Outage on wednesday.mxrouting.net server

Resolved
Operational
Started about 1 year ago Lasted about 9 hours

Affected

DirectAdmin Panel
IMAP
SMTP
Webmail
Updates
  • Resolved
    Resolved

    This incident has been resolved.

  • Monitoring
    Monitoring

    We are considering this "resolved." Everything is working but Crossbox, which we do not consider necessary to call the server "working" in production. We're still monitoring for any unforeseen issues.

  • Identified
    Update

    We're seeing more users with functional service than users without, and we expect this entire thing to be over in less than an hour, increasingly so as each minute passes (as the rsync finalizes each user's home directory one by one, in alphabetical order). Crossbox (mail.mxlogin.com) will indeed not be functional at the time that we declare this "resolved."

  • Identified
    Update

    Things are moving very smoothly at this stage. We see users sending out mail from the server without issue, so at least that is working right now with no hiccups. Inbound mail is still being queued, to be delivered when user data is copied. Crossbox (mail.mxlogin.com) will likely not work for some time after we consider this "resolved" for reasons not particularly interesting to anyone, but it will be a work in progress.

  • Identified
    Update

    DNS has been moved to the new server while the migration is underway.
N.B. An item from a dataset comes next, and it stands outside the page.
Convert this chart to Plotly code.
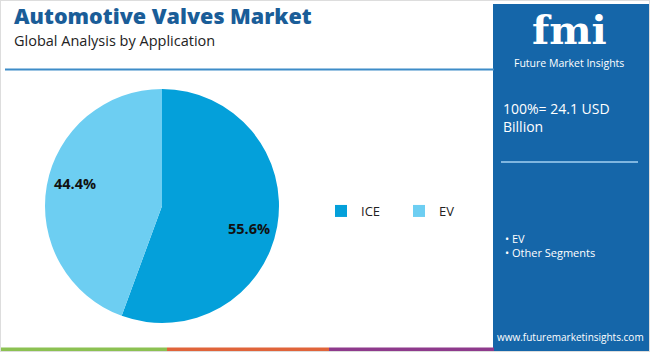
import math
import plotly.graph_objects as go

W, H = 650, 352

categories = ["ICE", "EV"]
shares = [55.6, 44.4]
colors = ["#04a0da", "#6dcef2"]

title = "Automotive Valves Market"
subtitle = "Global Analysis by Application"
total_text = "100%= 24.1 USD<br>Billion"
panel_items = ["EV", "Other Segments"]
site = "www.futuremarketinsights.com"

def px(x):
    return x / W

def py(y):
    return 1 - y / H

# pie geometry (pixels)
cx, cy, r = 162, 206, 117

fig = go.Figure()
fig.add_trace(go.Pie(
    labels=categories,
    values=shares,
    marker=dict(colors=colors, line=dict(width=0)),
    sort=False,
    direction="clockwise",
    rotation=0,
    textinfo="none",
    hoverinfo="label+percent",
    showlegend=True,
    domain=dict(x=[px(cx - r), px(cx + r)], y=[py(cy + r), py(cy - r)]),
))

annotations = []
# percentage labels positioned by slice mid-angle
cum = 0
tot = sum(shares)
for name, v in zip(categories, shares):
    mid = (cum + v / 2) / tot
    cum += v
    ang = math.radians(90 - mid * 360 - 4.5)
    rr = r * 0.765
    lx = cx + rr * math.cos(ang)
    ly = cy - rr * math.sin(ang)
    annotations.append(dict(
        x=px(lx), y=py(ly), xref="paper", yref="paper", xanchor="center", yanchor="middle",
        text=f"<b>{v:.1f}%</b>", showarrow=False,
        font=dict(family="Open Sans", size=14.5, color="#111111", weight=800),
    ))

annotations += [
    dict(x=px(12), y=py(16), xref="paper", yref="paper", xanchor="left", yanchor="middle",
         text=title, showarrow=False,
         font=dict(family="Open Sans", size=21.5, color="#1a5d98", weight=800)),
    dict(x=px(12), y=py(40), xref="paper", yref="paper", xanchor="left", yanchor="middle",
         text=subtitle, showarrow=False,
         font=dict(family="Open Sans", size=14.5, color="#222222")),
    # logo
    dict(x=px(569), y=py(29), xref="paper", yref="paper", xanchor="center", yanchor="middle",
         text="<b>fmi</b>", showarrow=False,
         font=dict(family="DejaVu Serif", size=40, color="#ffffff")),
    dict(x=px(569), y=py(63), xref="paper", yref="paper", xanchor="center", yanchor="middle",
         text="Future Market Insights", showarrow=False,
         font=dict(family="Open Sans", size=10.5, color="#ffffff")),
    dict(x=px(501), y=py(117), xref="paper", yref="paper", xanchor="left", yanchor="middle",
         text=total_text, showarrow=False, align="left",
         font=dict(family="Open Sans", size=14, color="#ffffff")),
    dict(x=px(503), y=py(245), xref="paper", yref="paper", xanchor="left", yanchor="middle",
         text="<br>".join("• " + t for t in panel_items), showarrow=False, align="left",
         font=dict(family="Open Sans", size=11, color="#ffffff")),
    dict(x=px(570), y=py(337), xref="paper", yref="paper", xanchor="center", yanchor="middle",
         text=site, showarrow=False,
         font=dict(family="Open Sans", size=10, color="#ffffff")),
]

shapes = [
    # header rule
    dict(type="line", xref="paper", yref="paper", x0=px(5), x1=px(494), y0=py(69.5), y1=py(69.5),
         line=dict(color="#3d8cc8", width=2)),
    # right panel
    dict(type="rect", xref="paper", yref="paper", x0=px(493), x1=px(650), y0=py(352), y1=py(4),
         fillcolor="#1566a9", line=dict(width=0), layer="below"),
    # panel rule
    dict(type="line", xref="paper", yref="paper", x0=px(501), x1=px(638), y0=py(162), y1=py(162),
         line=dict(color="#7fb6e0", width=2)),
    # bottom colour bar
    dict(type="rect", xref="paper", yref="paper", x0=px(1), x1=px(167), y0=py(352), y1=py(347.5),
         fillcolor="#8cc152", line=dict(width=0)),
    dict(type="rect", xref="paper", yref="paper", x0=px(167), x1=px(329), y0=py(352), y1=py(347.5),
         fillcolor="#e0643a", line=dict(width=0)),
    dict(type="rect", xref="paper", yref="paper", x0=px(329), x1=px(494), y0=py(352), y1=py(347.5),
         fillcolor="#8e3a8c", line=dict(width=0)),
    # outer light border
    dict(type="rect", xref="paper", yref="paper", x0=0, x1=1, y0=0, y1=1,
         line=dict(color="#dddddd", width=2), fillcolor="rgba(0,0,0,0)"),
]

fig.update_layout(
    width=W, height=H,
    margin=dict(l=0, r=0, t=0, b=0),
    paper_bgcolor="#ffffff",
    plot_bgcolor="#ffffff",
    showlegend=True,
    legend=dict(
        orientation="h", x=px(321), y=py(211), xanchor="left", yanchor="middle",
        font=dict(family="Open Sans", size=13, color="#222222"),
        itemwidth=30, entrywidth=33, traceorder="normal", bgcolor="rgba(0,0,0,0)",
    ),
    annotations=annotations,
    shapes=shapes,
)

fig.write_html("out.html")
This does not indicate everything is working, but we should begin accepting emails into our queue and delivering them to users soon. Outbound mail should start working almost immediately, and "some" users should find their accounts usable to some degree or another. It shouldn't be considered odd to find anything/everything not working until the event is declared resolved.

  • Identified
    Update

    Most of the required parts are in place, but we need more user data to sync before we can swap DNS over.

  • Identified
    Update

    Still waiting on DirectAdmin to build all of it's services, as it seems to do this in the background after it claims installation is done now (strange?). In the meantime, the bulk of the data is being copied over so that we can hit the ground running, or as close to that as possible.

  • Identified
    Update

    New OS is ready to begin the process, we'll see how long it takes to finalize. The RAID is doing a sync right now so that might slow things down a bit.

  • Identified
    Update

    Hardware ready, OS installation in progress.

  • Identified
    Update

    The current server is ready for migration to the new system, the new system is a work in progress.

  • Identified
    Update

    Right now the work is split between two tasks. First is getting the new server online and ready to prep the OS for migration. Second is preparing the current production server for data transfer (booting into ISO, enabling networking, mounting disk).

  • Identified
    Update

    The issue with the operating system is beyond reasonable repair and seems to relate to the fact that we migrated an OS out of OVH's SoYouStart brand, which appears to have a unique image for Ubuntu 20. We are preparing a new server next to this one, which we will prep for deployment and begin migrating everyone's data. Because the server is close in proximity, we expect the data migration to move fairly quickly. We could be wrong on that.

  • Identified
    Update

    The operating system on the wednesday.mxrouting.net server is pretty well hosed, and we're working on a plan to get it back online. This isn't going to be a quick process.

  • Identified
    Update

    The server did not take well to being rebooted. We're looking at a kernel panic on boot right now. Best case scenario it's a bad kernel upgrade. Worse case scenario, the file system is hosed. Current estimate for repair is anywhere from 3 minutes to 3 days, so probably best not to draw any conclusions yet.

  • Identified
    Identified

    The server is being an ass and won't let us into it, seems like maybe an attack against the SSH service. Quick reboot incoming.